By the Civil War, more than 400,000 African Americans were enslaved in the state. In 1850, Atlanta held around 493 enslaved people; by 1860, that number soared to 1,914, and by 1863, 2,534. More than half were women.

Unlike plantation towns, most enslavers in Atlanta held just a few people, often just one or two per household. But a small elite owned dozens. These enslaved people were artisans, porters, cooks, nurses, gardeners, and hired laborers. Some built the railroads. Some worked in hotels. Some performed on stage, like “Blind Tom,” who played Beethoven for white audiences.
They were seen on Hungry Corner (now Central Avenue), hiring out their labor, bartering, selling fish and cakes, or running small businesses — despite laws meant to stop them. Some became literate. Some taught others. Some resisted. Some escaped. Some were whipped in public.
Free Black Atlantans lived under their own shadows — forced to carry papers, barred from owning businesses, forbidden from trading goods. And yet they made a way. Roderick Badger, a Black dentist, served white clients until he was forced to flee to Chicago. Elizabeth Rebecca Barnes was freed on the condition she leave for Liberia — her grandson, William V.S. Tubman, would later serve as president of that nation from 1943 to 1971.
Atlanta’s enslaved and free communities forged something stubborn and holy. They left behind more than suffering. They left behind Atlanta. Now, this Juneteenth, we are tasked with remembering those on the block again.
Looking for the lost
There was one main auction site in pre-Civil War Atlanta.
Kenny’s Alley/Five Points (now Underground Atlanta) and down the street on Whitehall (current day Peachtree), where Garnett Station sits today, was the Slave Stone Holding Pen, a gathering place for hope and mourning.
After the Civil War, newly freed Black people would return there — no longer to be sold, but to search. They clutched faded names, scraps of cloth, fragments of memory. They came looking for daughters. Their sons. His wife. Her brothers.
In 1884, 20 years after slavery ended, the auction blocks were still visible. And yet today, no marker speaks their names. The stone has been scrubbed clean. The silencing of the horror is intentional.
At the intersection of today’s Brotherton and Peachtree streets, MARTA’s Garnett Station downtown sits atop what was once a slave stone holding pen.
The earth remembers what happened, even if we don’t. It holds memories like water, a splash of grief each time a foot steps where chains once dragged. The stones beneath your feet remember the names you do not know.
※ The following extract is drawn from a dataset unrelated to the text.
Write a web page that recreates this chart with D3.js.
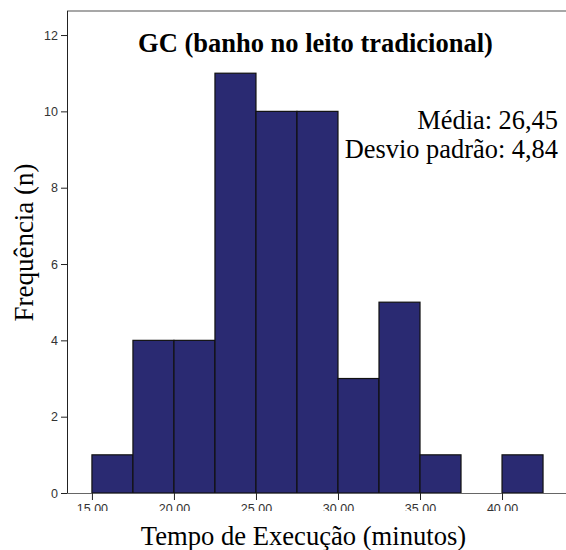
<!DOCTYPE html>
<html>
<head>
<meta charset="utf-8">
<script src="https://cdn.jsdelivr.net/npm/d3@7"></script>
<style>
  body { margin: 0; background: #fff; }
  svg { display: block; }
  .axis text { font-family: "Liberation Sans", Arial, sans-serif; font-size: 12.5px; fill: #333; }
  .serif { font-family: "Liberation Serif", "Times New Roman", serif; fill: #000; }
</style>
</head>
<body>
<div id="chart"></div>
<script>
'use strict';

// histogram data
const binStarts = [15, 17.5, 20, 22.5, 25, 27.5, 30, 32.5, 35, 37.5, 40];
const counts = [1, 4, 4, 11, 10, 10, 3, 5, 1, 0, 1];
const binWidth = 2.5;
const xTicks = [15, 20, 25, 30, 35, 40];
const yTicks = [0, 2, 4, 6, 8, 10, 12];
const statLines = ['Média: 26,45', 'Desvio padrão: 4,84'];

const width = 566, height = 550;
const plot = { left: 67, top: 11, right: 566, bottom: 493 };

const svg = d3.select('#chart').append('svg')
  .attr('width', width).attr('height', height);

const x = d3.scaleLinear().domain([13.48, 43.9]).range([plot.left, plot.right]);
const y = d3.scaleLinear().domain([0, 12.63]).range([plot.bottom, plot.top]);

// top frame line
svg.append('line')
  .attr('x1', plot.left).attr('x2', plot.right)
  .attr('y1', plot.top).attr('y2', plot.top)
  .style('stroke', '#8a8a8a').style('stroke-width', 1.5);

// bars
svg.append('g').selectAll('rect')
  .data(binStarts.map((s, i) => ({ start: s, count: counts[i] })).filter(d => d.count > 0))
  .enter().append('rect')
  .attr('x', d => x(d.start))
  .attr('y', d => y(d.count))
  .attr('width', d => x(d.start + binWidth) - x(d.start))
  .attr('height', d => y(0) - y(d.count))
  .style('fill', '#2a2a72')
  .style('stroke', '#111').style('stroke-width', 1.2);

// clip for the cut-off x tick labels
svg.append('clipPath').attr('id', 'xclip')
  .append('rect').attr('x', 0).attr('y', 0).attr('width', width).attr('height', 511);

let xAxis = d3.axisBottom(x).tickValues(xTicks).tickSize(7).tickPadding(4)
  .tickFormat(d => d.toFixed(2));
let gx = svg.append('g').attr('clip-path', 'url(#xclip)')
  .append('g').classed('axis', true)
  .attr('transform', `translate(0,${plot.bottom})`)
  .call(xAxis);
gx.select('.domain').attr('d', `M${plot.left},0.5H${plot.right}`).style('stroke', '#666');
gx.selectAll('.tick line').style('stroke', '#222');

let yAxis = d3.axisLeft(y).tickValues(yTicks).tickSize(6).tickPadding(3);
let gy = svg.append('g').classed('axis', true)
  .attr('transform', `translate(${plot.left},0)`)
  .call(yAxis);
gy.select('.domain').attr('d', `M0.5,${plot.bottom}V${plot.top}`).style('stroke', '#222');
gy.selectAll('.tick line').style('stroke', '#222');

// title
svg.append('text').classed('serif', true)
  .attr('x', 315.5).attr('y', 52)
  .attr('text-anchor', 'middle')
  .style('font-size', '26.5px').style('font-weight', 'bold')
  .text('GC (banho no leito tradicional)');

// stats
svg.append('g').selectAll('text').data(statLines).enter().append('text')
  .classed('serif', true)
  .attr('x', 558).attr('y', (d, i) => 129 + i * 29)
  .attr('text-anchor', 'end')
  .style('font-size', '26.4px')
  .text(d => d);

// axis titles
svg.append('text').classed('serif', true)
  .attr('transform', 'translate(33,242.5) rotate(-90)')
  .attr('text-anchor', 'middle')
  .style('font-size', '27px')
  .text('Frequência (n)');

svg.append('text').classed('serif', true)
  .attr('x', 303.5).attr('y', 545)
  .attr('text-anchor', 'middle')
  .style('font-size', '26.6px')
  .text('Tempo de Execução (minutos)');
</script>
</body>
</html>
And hovering always, the presence of ancestors — watchful, solemn, bearing witness.
In the hush of that rail line. In the corners of Kenny’s Alley. In the dust beside Forsyth Street. There are voices. They are saying: Remember us. Not only in pain — but in our return. For the same corners where we were once sold became the corners where we sought reunion. The place of parting became the place of pilgrimage.
Say their names.
Say Hannah.
Say Harry.
Say their names as you wait for a train at Whitehall. As you walk down Forsyth. As you tour Underground.
Speak their names as an invocation, as a drumbeat, as a calling home of all who were lost.
Let this not be history — let it be remembrance.